** Start DATA PROVIDED **

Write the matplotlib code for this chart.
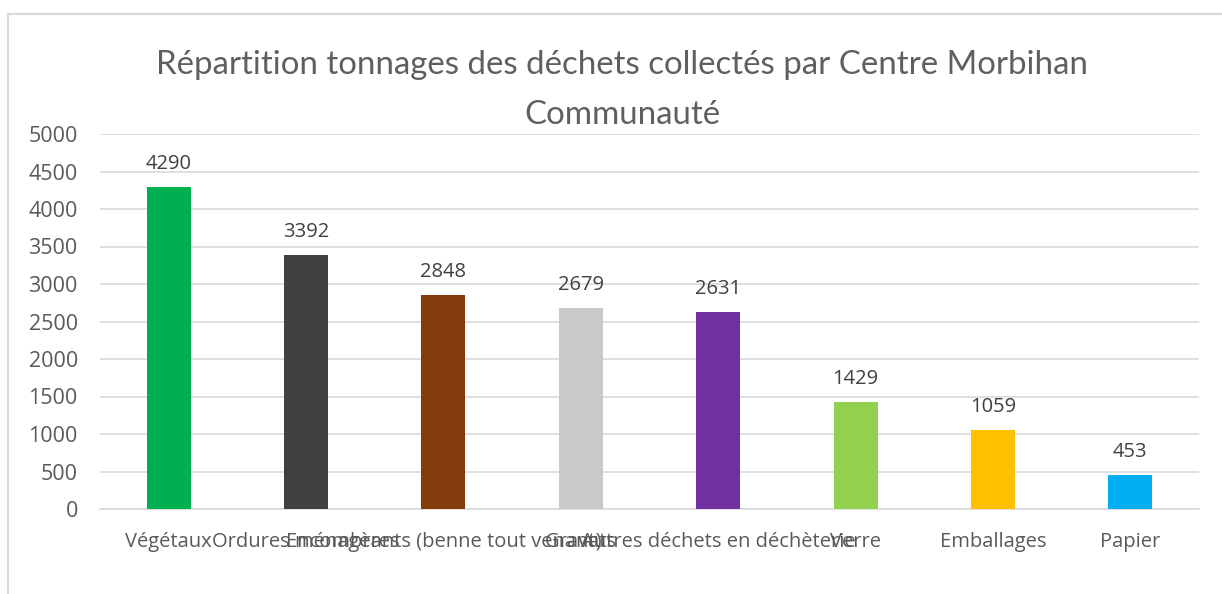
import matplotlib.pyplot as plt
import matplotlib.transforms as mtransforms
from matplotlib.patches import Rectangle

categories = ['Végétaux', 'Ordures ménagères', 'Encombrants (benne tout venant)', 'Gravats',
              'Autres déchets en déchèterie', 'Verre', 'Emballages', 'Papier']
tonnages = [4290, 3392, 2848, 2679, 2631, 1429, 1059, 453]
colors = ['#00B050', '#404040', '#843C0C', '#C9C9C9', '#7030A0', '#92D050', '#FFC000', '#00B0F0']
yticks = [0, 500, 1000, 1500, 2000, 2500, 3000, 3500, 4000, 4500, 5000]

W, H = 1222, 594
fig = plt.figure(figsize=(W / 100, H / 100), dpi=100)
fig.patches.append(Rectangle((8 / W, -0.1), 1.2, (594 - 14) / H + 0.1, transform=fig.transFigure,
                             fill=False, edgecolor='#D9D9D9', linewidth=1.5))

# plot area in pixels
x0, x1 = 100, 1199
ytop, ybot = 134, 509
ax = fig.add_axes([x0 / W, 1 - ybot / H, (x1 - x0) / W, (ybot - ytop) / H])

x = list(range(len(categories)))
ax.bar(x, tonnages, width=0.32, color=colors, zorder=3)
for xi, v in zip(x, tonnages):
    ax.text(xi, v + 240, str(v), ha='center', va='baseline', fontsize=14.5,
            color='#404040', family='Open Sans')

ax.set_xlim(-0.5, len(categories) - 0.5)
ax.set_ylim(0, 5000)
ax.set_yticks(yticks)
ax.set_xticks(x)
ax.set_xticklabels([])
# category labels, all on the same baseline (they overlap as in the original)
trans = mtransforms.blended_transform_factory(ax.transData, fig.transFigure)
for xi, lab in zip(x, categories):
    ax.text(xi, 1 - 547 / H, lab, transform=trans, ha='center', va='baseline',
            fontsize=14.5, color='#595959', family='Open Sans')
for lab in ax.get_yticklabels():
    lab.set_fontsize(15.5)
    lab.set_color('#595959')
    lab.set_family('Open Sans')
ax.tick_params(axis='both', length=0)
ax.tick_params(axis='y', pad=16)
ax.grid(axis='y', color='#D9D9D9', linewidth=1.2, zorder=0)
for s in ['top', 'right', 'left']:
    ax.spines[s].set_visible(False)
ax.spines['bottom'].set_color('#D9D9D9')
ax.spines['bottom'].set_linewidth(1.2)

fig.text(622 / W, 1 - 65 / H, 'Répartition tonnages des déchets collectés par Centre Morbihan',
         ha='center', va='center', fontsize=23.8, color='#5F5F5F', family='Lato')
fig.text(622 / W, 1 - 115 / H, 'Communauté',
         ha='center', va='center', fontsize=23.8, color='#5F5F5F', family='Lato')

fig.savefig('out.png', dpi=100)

** End DATA PROVIDED **

> **STATED PROBLEM**:
Leave out the pictures, then repeat the listing above exactly from its first line to the line with "color='#404040', family='Open Sans')", inclusive.

> **RESULT OF THE TASK**:
Write the matplotlib code for this chart.
import matplotlib.pyplot as plt
import matplotlib.transforms as mtransforms
from matplotlib.patches import Rectangle

categories = ['Végétaux', 'Ordures ménagères', 'Encombrants (benne tout venant)', 'Gravats',
              'Autres déchets en déchèterie', 'Verre', 'Emballages', 'Papier']
tonnages = [4290, 3392, 2848, 2679, 2631, 1429, 1059, 453]
colors = ['#00B050', '#404040', '#843C0C', '#C9C9C9', '#7030A0', '#92D050', '#FFC000', '#00B0F0']
yticks = [0, 500, 1000, 1500, 2000, 2500, 3000, 3500, 4000, 4500, 5000]

W, H = 1222, 594
fig = plt.figure(figsize=(W / 100, H / 100), dpi=100)
fig.patches.append(Rectangle((8 / W, -0.1), 1.2, (594 - 14) / H + 0.1, transform=fig.transFigure,
                             fill=False, edgecolor='#D9D9D9', linewidth=1.5))

# plot area in pixels
x0, x1 = 100, 1199
ytop, ybot = 134, 509
ax = fig.add_axes([x0 / W, 1 - ybot / H, (x1 - x0) / W, (ybot - ytop) / H])

x = list(range(len(categories)))
ax.bar(x, tonnages, width=0.32, color=colors, zorder=3)
for xi, v in zip(x, tonnages):
    ax.text(xi, v + 240, str(v), ha='center', va='baseline', fontsize=14.5,
            color='#404040', family='Open Sans')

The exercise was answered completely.